After everyone agreed on Oliver Wendell Holmes’s proposed name, a plan for The Atlantic was set. The founders wanted to be “fearless and outspoken” at the dawn of “a new era of human civilization.” In a manifesto, they promised to be “the organ of no party or clique”; to “honestly endeavor to be the exponent of what its conductors believe to be the American idea”; and to care for the “whole domain of aesthetics.” The manifesto was signed by, among others, Herman Melville, Nathaniel Hawthorne, and yes, “Mrs. H. Beecher Stowe.”
In November of 1857, the first issue was published, and we have never stopped publishing. Since its founding, The Atlantic has published everyone from the aforementioned Hawthorne (who served as the magazine’s Civil War correspondent) to Frederick Douglass and Walt Whitman; from Robert Frost and Helen Keller to W. E. B. Du Bois and Booker T. Washington; from Emily Dickinson and Virginia Woolf to Mark Twain and Sylvia Plath; from a raft of future presidents—Theodore Roosevelt and Woodrow Wilson and JFK—to the great writers of the present, too many to even begin mentioning.
We know that the America of today would be unrecognizable to the founders of this magazine, but my hope is that they would take quickly to today’s Atlantic. They would recognize in our journalism the stringent application of intelligence and analytic rigor to the great problems of the day; the devotion to the explication of not only the American idea, but also the nature of an unsettled world; and a great love of literature and culture in all of its manifestations.
I believe that the founders would be able to locate these values in our print magazine, on our website, at our events, in our podcasts, and in our documentaries. (I also believe that they would be confused by our Instagram account.)
My wife and I recently went on a literary walking tour led by Boston By Foot. Much of what Goldberg says is true and I would encourage anyone in Boston to take advantage of these tours and also to read the Atlantic.
But what stands out about this email message is that what Goldberg writes about his magazine is not something that the Atlantic has always communicated about the United States of America.
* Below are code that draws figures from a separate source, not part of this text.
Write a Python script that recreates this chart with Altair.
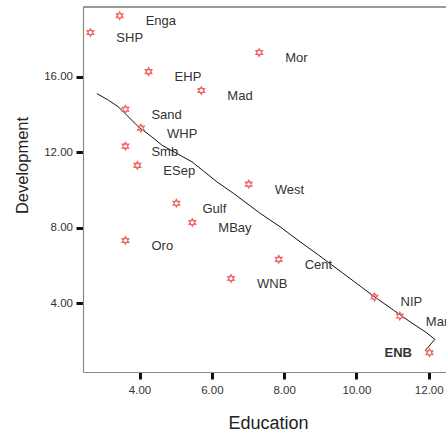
import altair as alt
import pandas as pd

# Province scores
provinces = ["SHP", "Enga", "EHP", "Mad", "Mor", "Sand", "WHP", "Smb", "ESep",
             "Gulf", "MBay", "Oro", "West", "Cent", "WNB", "NIP", "Manus", "ENB"]
education = [2.64, 3.45, 4.25, 5.71, 7.31, 3.61, 4.04, 3.61, 3.94,
             5.02, 5.46, 3.61, 7.02, 7.85, 6.53, 10.50, 11.20, 12.02]
development = [18.33, 19.22, 16.26, 15.26, 17.27, 14.27, 13.27, 12.32, 11.30,
               9.30, 8.28, 7.33, 10.31, 6.33, 5.32, 4.34, 3.33, 1.39]

# Smoothed fit line through the cloud
fit_x = [2.82, 3.14, 3.42, 3.65, 3.97, 4.34, 4.62, 5.03, 5.45, 5.77, 6.14, 6.60,
         6.97, 7.34, 7.89, 8.44, 8.95, 9.32, 9.82, 10.19, 10.56, 11.02, 11.48,
         11.90, 12.17, 11.90]
fit_y = [15.10, 14.75, 14.39, 13.95, 13.34, 12.81, 12.37, 11.93, 11.49, 11.00,
         10.43, 9.82, 9.29, 8.76, 8.05, 7.26, 6.56, 6.03, 5.32, 4.79, 4.27, 3.65,
         3.03, 2.50, 2.10, 1.50]

x_ticks = [4, 6, 8, 10, 12]
y_ticks = [4, 8, 12, 16]

pts = pd.DataFrame({"prov": provinces, "edu": education, "dev": development})
fit = pd.DataFrame({"edu": fit_x, "dev": fit_y, "i": list(range(len(fit_x)))})

W, H = 363, 365
FONT = "Arial, Liberation Sans, sans-serif"

xs = alt.Scale(domain=[2.436, 12.477], nice=False, zero=False)
ys = alt.Scale(domain=[0.37, 19.68], nice=False, zero=False)

x_axis = alt.Axis(values=x_ticks, format=".2f", title="Education", grid=False,
                  domainColor="#8a8a8a", domainWidth=1.2,
                  tickColor="#111", tickWidth=3, tickSize=7,
                  labelFont=FONT, labelFontSize=11.5, labelColor="#333",
                  labelPadding=5, titleFont=FONT, titleFontSize=18,
                  titleFontWeight="normal", titleColor="#222",
                  titleX=185, titleY=56.5, titleBaseline="alphabetic")
y_axis = alt.Axis(values=y_ticks, format=".2f", title="Development", grid=False,
                  domainColor="#8a8a8a", domainWidth=1.2,
                  tickColor="#111", tickWidth=3, tickSize=7,
                  labelFont=FONT, labelFontSize=11.5, labelColor="#333",
                  labelPadding=3.5, titleFont=FONT, titleFontSize=16.5,
                  titleFontWeight="normal", titleColor="#222",
                  titleX=-56, titleY=158, titleAngle=-90,
                  titleAlign="center", titleBaseline="alphabetic")

star = "M0,-1L0.866,0.5L-0.866,0.5Z M0,1L0.866,-0.5L-0.866,-0.5Z"

base = alt.Chart(pts)

points = base.mark_point(shape=star, size=64, filled=False, stroke="#f06a6a",
                         strokeWidth=1.1, opacity=1).encode(
    x=alt.X("edu:Q", scale=xs, axis=x_axis),
    y=alt.Y("dev:Q", scale=ys, axis=y_axis),
)

labels = base.transform_filter(alt.datum.prov != "ENB").mark_text(
    align="left", baseline="middle", dx=26, dy=5.5, font=FONT, fontSize=13,
    color="#333").encode(x="edu:Q", y="dev:Q", text="prov:N")

enb = base.transform_filter(alt.datum.prov == "ENB").mark_text(
    align="right", baseline="middle", dx=-17.5, dy=0.5, font=FONT, fontSize=13,
    fontWeight="bold", color="#333").encode(x="edu:Q", y="dev:Q", text="prov:N")

line = alt.Chart(fit).mark_line(color="#111", strokeWidth=1).encode(
    x="edu:Q", y="dev:Q", order="i:Q")

top_border = alt.Chart(fit).mark_rule(color="#9a9a9a", strokeWidth=1.2).encode(
    x=alt.value(0), x2=alt.value(W), y=alt.value(0))

chart = alt.layer(line, points, labels, enb, top_border).properties(
    width=W, height=H,
    autosize=alt.AutoSizeParams(type="none"),
    padding={"left": 83, "top": 7, "right": 0, "bottom": 60},
    background="white",
).configure_view(stroke=None)

chart.save("out.html", embed_options={"renderer": "svg", "actions": False})
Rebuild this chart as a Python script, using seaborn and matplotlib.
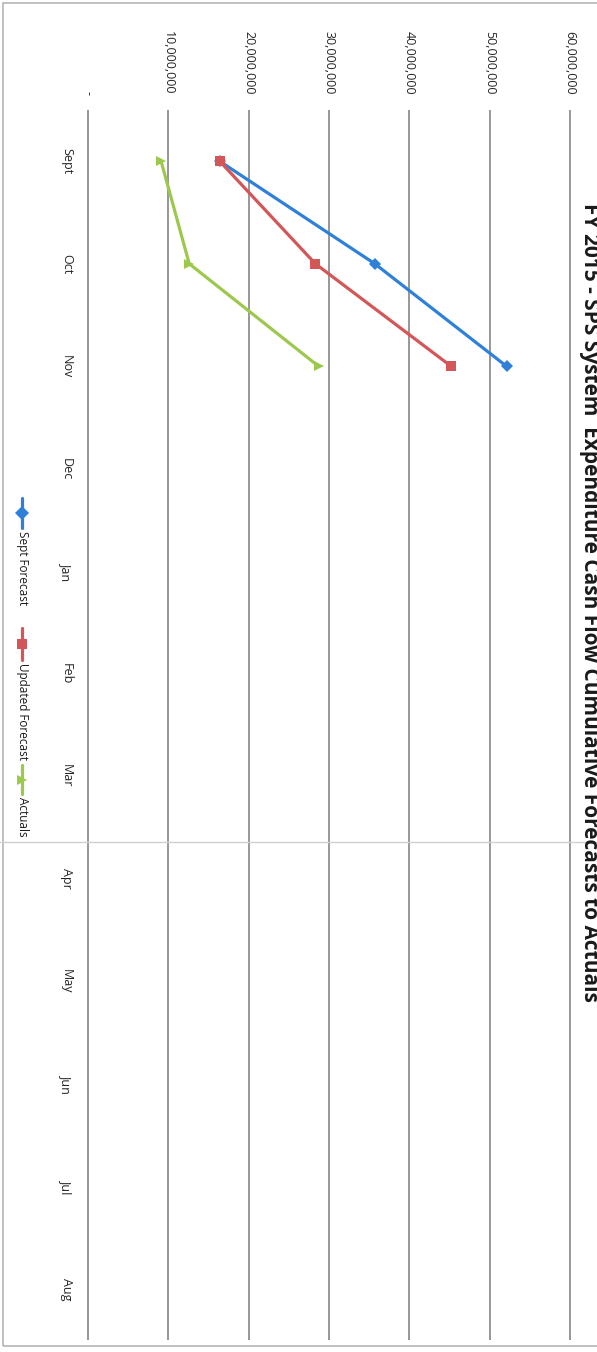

Goldberg is proud of his publication’s founding but many writers at the Atlantic — especially Ta-Nehisi Coates and Adam Serwer — are (or were in Coates’ case) regularly indignant about America’s past.
The thing is, Goldberg likely knows that the founders of the Atlantic were not always swell in their understanding of the world. Americans of English background in Boston were particularly bigoted about Irish immigrants. There are other skeletons as well. There are wherever humans walk the earth.
So if editors at elite journalism publications are allowed to be proud of historical figures who would never measure up to today’s moral standards, why do some of the same editors and journalists mock Americans who want to take pride in their country? Pride of place and of one’s group are natural human traits.
Let the Atlantic be great. Let America be great.